++++ Source data ++++

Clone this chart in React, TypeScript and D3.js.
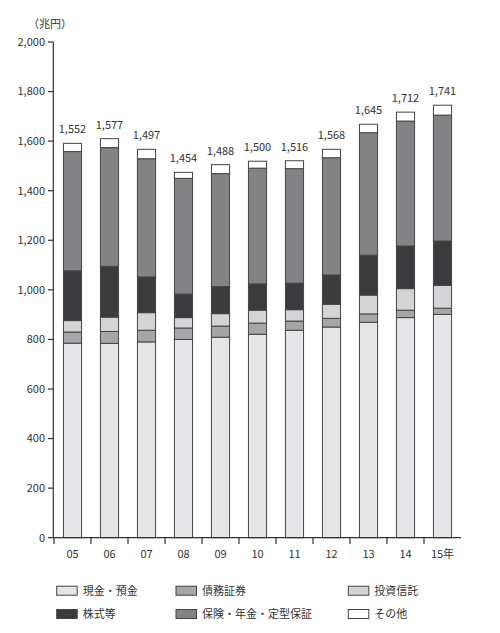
import * as d3 from "d3";

// 年 (x軸ラベル)
const years = ["05", "06", "07", "08", "09", "10", "11", "12", "13", "14", "15年"];

// 各系列の値 (兆円)
const cash = [785, 784, 790, 800, 809, 821, 837, 850, 869, 888, 901];
const bonds = [45, 48, 47, 46, 45, 45, 37, 35, 34, 30, 25];
const trusts = [46, 58, 71, 42, 50, 52, 46, 57, 76, 87, 92];
const stocks = [201, 205, 144, 95, 109, 106, 107, 118, 161, 172, 179];
const insurance = [481, 479, 477, 467, 456, 467, 462, 473, 494, 504, 508];
const others = [33, 36, 38, 24, 36, 28, 32, 34, 34, 36, 40];

// 棒の上の合計ラベル
const totals = ["1,552", "1,577", "1,497", "1,454", "1,488", "1,500", "1,516", "1,568", "1,645", "1,712", "1,741"];

const seriesNames = ["現金・預金", "債務証券", "投資信託", "株式等", "保険・年金・定型保証", "その他"];
const seriesColors = ["#e5e5e7", "#a6a6a8", "#d4d4d6", "#3b3b3d", "#838385", "#ffffff"];
const yTicks = [0, 200, 400, 600, 800, 1000, 1200, 1400, 1600, 1800, 2000];

const FONT = "'Noto Sans CJK JP', 'Noto Sans', sans-serif";

const App = () => {
  const rows = years.map((y, i) => ({
    year: y,
    s0: cash[i],
    s1: bonds[i],
    s2: trusts[i],
    s3: stocks[i],
    s4: insurance[i],
    s5: others[i],
  }));
  const keys = ["s0", "s1", "s2", "s3", "s4", "s5"];
  const stacked = d3.stack().keys(keys)(rows as any);

  const x = d3
    .scaleBand()
    .domain(years)
    .range([54, 461])
    .paddingInner(0.51)
    .paddingOuter(0.255);
  const y = d3.scaleLinear().domain([0, 2000]).range([537.7, 42]);

  const boundaries = years.map((yr) => (x(yr) as number) - (x.step() * x.paddingInner()) / 2);

  const legendCols = [56.7, 176, 348.3];
  const legendRows = [590.7, 614];

  return (
    <svg
      width={500}
      height={633}
      style={{ position: "absolute", left: 0, top: 0, background: "#fff" }}
      fontFamily={FONT}
    >
      {/* 単位 */}
      <text x={28} y={28} fontSize={11} fill="#333">
        （兆円）
      </text>

      {/* y軸 */}
      <line x1={53.3} x2={53.3} y1={42} y2={538} stroke="#333" strokeWidth={1.2} />
      {yTicks.map((t) => (
        <g key={t}>
          <line x1={48} x2={53.3} y1={y(t)} y2={y(t)} stroke="#333" strokeWidth={1.2} />
          <text x={45} y={y(t)} dy="0.35em" fontSize={11} textAnchor="end" fill="#333">
            {d3.format(",")(t)}
          </text>
        </g>
      ))}

      {/* 積み上げ棒 */}
      {stacked.map((layer, li) => (
        <g key={li}>
          {layer.map((d, i) => (
            <rect
              key={i}
              x={x(years[i])}
              y={y(d[1])}
              width={x.bandwidth()}
              height={y(d[0]) - y(d[1])}
              fill={seriesColors[li]}
              stroke="#444"
              strokeWidth={1}
            />
          ))}
        </g>
      ))}

      {/* 合計ラベル */}
      {stacked[stacked.length - 1].map((d, i) => (
        <text
          key={i}
          x={(x(years[i]) as number) + x.bandwidth() / 2}
          y={y(d[1]) - 10}
          fontSize={11}
          textAnchor="middle"
          fill="#333"
        >
          {totals[i]}
        </text>
      ))}

      {/* x軸 */}
      <line x1={53.3} x2={461} y1={537.7} y2={537.7} stroke="#333" strokeWidth={1.2} />
      {boundaries.map((bx, i) => (
        <line key={i} x1={bx} x2={bx} y1={537.7} y2={544} stroke="#333" strokeWidth={1.2} />
      ))}
      {years.map((yr) => (
        <text
          key={yr}
          x={(x(yr) as number) + x.bandwidth() / 2}
          y={554.5}
          dy="0.35em"
          fontSize={11}
          textAnchor="middle"
          fill="#333"
        >
          {yr}
        </text>
      ))}

      {/* 凡例 */}
      {seriesNames.map((name, i) => {
        const col = i % 3;
        const row = Math.floor(i / 3);
        const lx = legendCols[col];
        const ly = legendRows[row];
        return (
          <g key={name}>
            <rect x={lx} y={ly - 4.5} width={20.5} height={9} fill={seriesColors[i]} stroke="#444" strokeWidth={1} />
            <text x={lx + 26} y={ly} dy="0.35em" fontSize={11} fill="#333">
              {name}
            </text>
          </g>
        );
      })}
    </svg>
  );
};

export default App;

++++

• [Problem to work on] Without including any pictures, reproduce the listing exactly.

• [Task result]
Clone this chart in React, TypeScript and D3.js.
import * as d3 from "d3";

// 年 (x軸ラベル)
const years = ["05", "06", "07", "08", "09", "10", "11", "12", "13", "14", "15年"];

// 各系列の値 (兆円)
const cash = [785, 784, 790, 800, 809, 821, 837, 850, 869, 888, 901];
const bonds = [45, 48, 47, 46, 45, 45, 37, 35, 34, 30, 25];
const trusts = [46, 58, 71, 42, 50, 52, 46, 57, 76, 87, 92];
const stocks = [201, 205, 144, 95, 109, 106, 107, 118, 161, 172, 179];
const insurance = [481, 479, 477, 467, 456, 467, 462, 473, 494, 504, 508];
const others = [33, 36, 38, 24, 36, 28, 32, 34, 34, 36, 40];

// 棒の上の合計ラベル
const totals = ["1,552", "1,577", "1,497", "1,454", "1,488", "1,500", "1,516", "1,568", "1,645", "1,712", "1,741"];

const seriesNames = ["現金・預金", "債務証券", "投資信託", "株式等", "保険・年金・定型保証", "その他"];
const seriesColors = ["#e5e5e7", "#a6a6a8", "#d4d4d6", "#3b3b3d", "#838385", "#ffffff"];
const yTicks = [0, 200, 400, 600, 800, 1000, 1200, 1400, 1600, 1800, 2000];

const FONT = "'Noto Sans CJK JP', 'Noto Sans', sans-serif";

const App = () => {
  const rows = years.map((y, i) => ({
    year: y,
    s0: cash[i],
    s1: bonds[i],
    s2: trusts[i],
    s3: stocks[i],
    s4: insurance[i],
    s5: others[i],
  }));
  const keys = ["s0", "s1", "s2", "s3", "s4", "s5"];
  const stacked = d3.stack().keys(keys)(rows as any);

  const x = d3
    .scaleBand()
    .domain(years)
    .range([54, 461])
    .paddingInner(0.51)
    .paddingOuter(0.255);
  const y = d3.scaleLinear().domain([0, 2000]).range([537.7, 42]);

  const boundaries = years.map((yr) => (x(yr) as number) - (x.step() * x.paddingInner()) / 2);

  const legendCols = [56.7, 176, 348.3];
  const legendRows = [590.7, 614];

  return (
    <svg
      width={500}
      height={633}
      style={{ position: "absolute", left: 0, top: 0, background: "#fff" }}
      fontFamily={FONT}
    >
      {/* 単位 */}
      <text x={28} y={28} fontSize={11} fill="#333">
        （兆円）
      </text>

      {/* y軸 */}
      <line x1={53.3} x2={53.3} y1={42} y2={538} stroke="#333" strokeWidth={1.2} />
      {yTicks.map((t) => (
        <g key={t}>
          <line x1={48} x2={53.3} y1={y(t)} y2={y(t)} stroke="#333" strokeWidth={1.2} />
          <text x={45} y={y(t)} dy="0.35em" fontSize={11} textAnchor="end" fill="#333">
            {d3.format(",")(t)}
          </text>
        </g>
      ))}

      {/* 積み上げ棒 */}
      {stacked.map((layer, li) => (
        <g key={li}>
          {layer.map((d, i) => (
            <rect
              key={i}
              x={x(years[i])}
              y={y(d[1])}
              width={x.bandwidth()}
              height={y(d[0]) - y(d[1])}
              fill={seriesColors[li]}
              stroke="#444"
              strokeWidth={1}
            />
          ))}
        </g>
      ))}

      {/* 合計ラベル */}
      {stacked[stacked.length - 1].map((d, i) => (
        <text
          key={i}
          x={(x(years[i]) as number) + x.bandwidth() / 2}
          y={y(d[1]) - 10}
          fontSize={11}
          textAnchor="middle"
          fill="#333"
        >
          {totals[i]}
        </text>
      ))}

      {/* x軸 */}
      <line x1={53.3} x2={461} y1={537.7} y2={537.7} stroke="#333" strokeWidth={1.2} />
      {boundaries.map((bx, i) => (
        <line key={i} x1={bx} x2={bx} y1={537.7} y2={544} stroke="#333" strokeWidth={1.2} />
      ))}
      {years.map((yr) => (
        <text
          key={yr}
          x={(x(yr) as number) + x.bandwidth() / 2}
          y={554.5}
          dy="0.35em"
          fontSize={11}
          textAnchor="middle"
          fill="#333"
        >
          {yr}
        </text>
      ))}

      {/* 凡例 */}
      {seriesNames.map((name, i) => {
        const col = i % 3;
        const row = Math.floor(i / 3);
        const lx = legendCols[col];
        const ly = legendRows[row];
        return (
          <g key={name}>
            <rect x={lx} y={ly - 4.5} width={20.5} height={9} fill={seriesColors[i]} stroke="#444" strokeWidth={1} />
            <text x={lx + 26} y={ly} dy="0.35em" fontSize={11} fill="#333">
              {name}
            </text>
          </g>
        );
      })}
    </svg>
  );
};

export default App;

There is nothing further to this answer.